A friend of ours recommended some kind of tape, putty (spack or something like that) and then rub it out smooth. Paint over that and that should do the trick. I guess I was kind of looking for the quick way out....


Just a simple frame, kind of like the one you see on the ground. 2 sides, top and bottom. Sorry I'm not a carpenter, just looking for a quick fix. The scene is pretty dark, so maybe the wall trim might work....

Sad Max
08-09-2009, 12:39 AM
Spackle.

Unless you've got someone who's used to doing this kind of finish filling, sanding, priming and painting I'm not sure you can count on usable results in a short time.
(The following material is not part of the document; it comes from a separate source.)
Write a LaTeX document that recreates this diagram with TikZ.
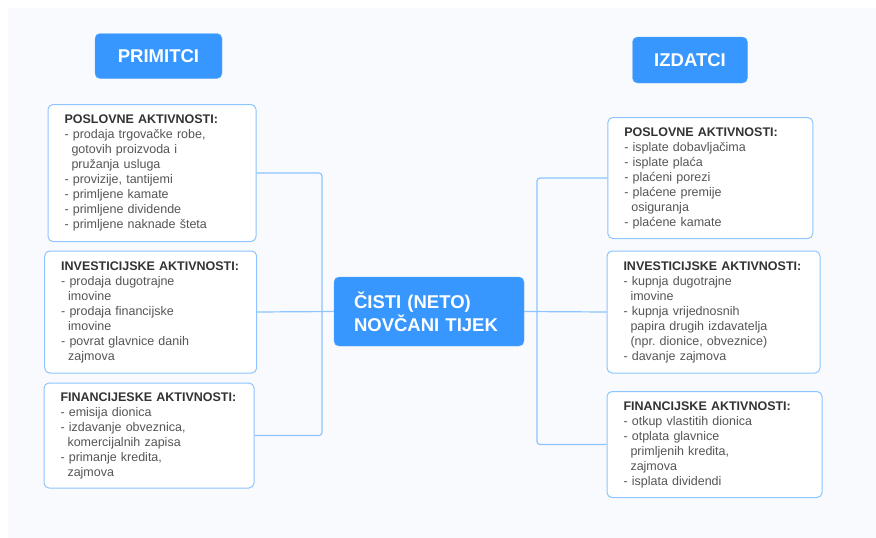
\documentclass[tikz,border=0pt]{standalone}
\usepackage{fontspec}
\setmainfont{Liberation Sans}
\usetikzlibrary{positioning}
\usetikzlibrary{calc}
\usepackage{xcolor}
\frenchspacing

\definecolor{mainblue}{HTML}{3797FF}
\definecolor{lineblue}{HTML}{8EC5FF}
\definecolor{panelbg}{HTML}{F8FAFE}
\definecolor{headtext}{HTML}{333333}
\definecolor{bodytext}{HTML}{555555}

\newcommand{\ind}{\hspace*{7pt}}
\newcommand{\head}[1]{{\bfseries\color{headtext}#1}}

\tikzset{
  actbox/.style={draw=lineblue, line width=1pt, fill=white, rounded corners=5pt,
    align=left, inner xsep=16.5pt, inner ysep=0pt, text=bodytext,
    font=\fontsize{12.5}{15}\selectfont},
  titlebox/.style={fill=mainblue, draw=mainblue!80!white, rounded corners=5pt,
    text=white, font=\fontsize{18.5}{22.7}\selectfont\bfseries},
  link/.style={draw=lineblue, line width=1.2pt, rounded corners=3pt}
}

\begin{document}
\begin{tikzpicture}[x=1pt,y=-1pt]
      % Background
      \useasboundingbox (0,0) rectangle (876,538);
      \fill[panelbg] (8,8) rectangle (876,538);

      % Titles
      \node[titlebox, minimum width=127pt, minimum height=45pt] (prim) at (158.5,56) {PRIMITCI};
      \node[titlebox, minimum width=115pt, minimum height=46pt] (izd) at (690,60) {IZDATCI};

      % Centre
      \node[titlebox, align=left, text width=150pt, inner xsep=20pt, minimum height=69pt] (neto) at (429,311.5)
        {ČISTI (NETO)\\NOVČANI TIJEK};

      % Left side
      \node[actbox, text width=175pt, minimum height=137pt] (p1) at (152,173)
        {\head{POSLOVNE AKTIVNOSTI:}\\
         - prodaja trgovačke robe,\\
         \ind gotovih proizvoda i\\
         \ind pružanja usluga\\
         - provizije, tantijemi\\
         - primljene kamate\\
         - primljene dividende\\
         - primljene naknade šteta};
      \node[actbox, text width=179pt, minimum height=122pt] (p2) at (150.7,312)
        {\head{INVESTICIJSKE AKTIVNOSTI:}\\
         - prodaja dugotrajne\\
         \ind imovine\\
         - prodaja financijske\\
         \ind imovine\\
         - povrat glavnice danih\\
         \ind zajmova};
      \node[actbox, text width=177pt, minimum height=105pt] (p3) at (149,435.5)
        {\head{FINANCIJESKE AKTIVNOSTI:}\\
         - emisija dionica\\
         - izdavanje obveznica,\\
         \ind komercijalnih zapisa\\
         - primanje kredita,\\
         \ind zajmova};

      % Right side
      \node[actbox, text width=172pt, minimum height=121pt] (i1) at (710.3,178)
        {\head{POSLOVNE AKTIVNOSTI:}\\
         - isplate dobavljačima\\
         - isplate plaća\\
         - plaćeni porezi\\
         - plaćene premije\\
         \ind osiguranja\\
         - plaćene kamate};
      \node[actbox, text width=180pt, minimum height=122pt] (i2) at (713.5,312)
        {\head{INVESTICIJSKE AKTIVNOSTI:}\\
         - kupnja dugotrajne\\
         \ind imovine\\
         - kupnja vrijednosnih\\
         \ind papira drugih izdavatelja\\
         \ind (npr. dionice, obveznice)\\
         - davanje zajmova};
      \node[actbox, text width=182pt, minimum height=106pt] (i3) at (714.5,444.5)
        {\head{FINANCIJSKE AKTIVNOSTI:}\\
         - otkup vlastitih dionica\\
         - otplata glavnice\\
         \ind primljenih kredita,\\
         \ind zajmova\\
         - isplata dividendi};

      % Connectors
      \coordinate (lspine) at (322,311.5);
      \coordinate (rspine) at (537,311.5);
      \draw[link] (p1.east) -| (lspine) |- (p3.east);
      \draw[link] (p2.east) -- (neto.west);
      \draw[link] (i1.west) -| (rspine) |- (i3.west);
      \draw[link] (neto.east) -- (i2.west);
\end{tikzpicture}
\end{document}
The way to save time on that step is in the way you build your flats, but you have what you have...if it's the kind of set where you feel right dressing it with some 'plumbing' or 'drain' pipes running up the walls, that's a good way to hide seams that doesn't call for any special work on the flats. Maybe that solve would work for you. Good luck!

rsbush
08-10-2009, 06:55 AM
You need to use Bondo or some other auto body filler for seams. Fill the seam as flat and even as you can. Use a palm sander with 80 grit paper to smooth and even it out. Then use spackle to fill small divots/holes. Sand with 100 grit sandpaper by hand. Paint. This is very easy, anyone who is remotely handy can handle it.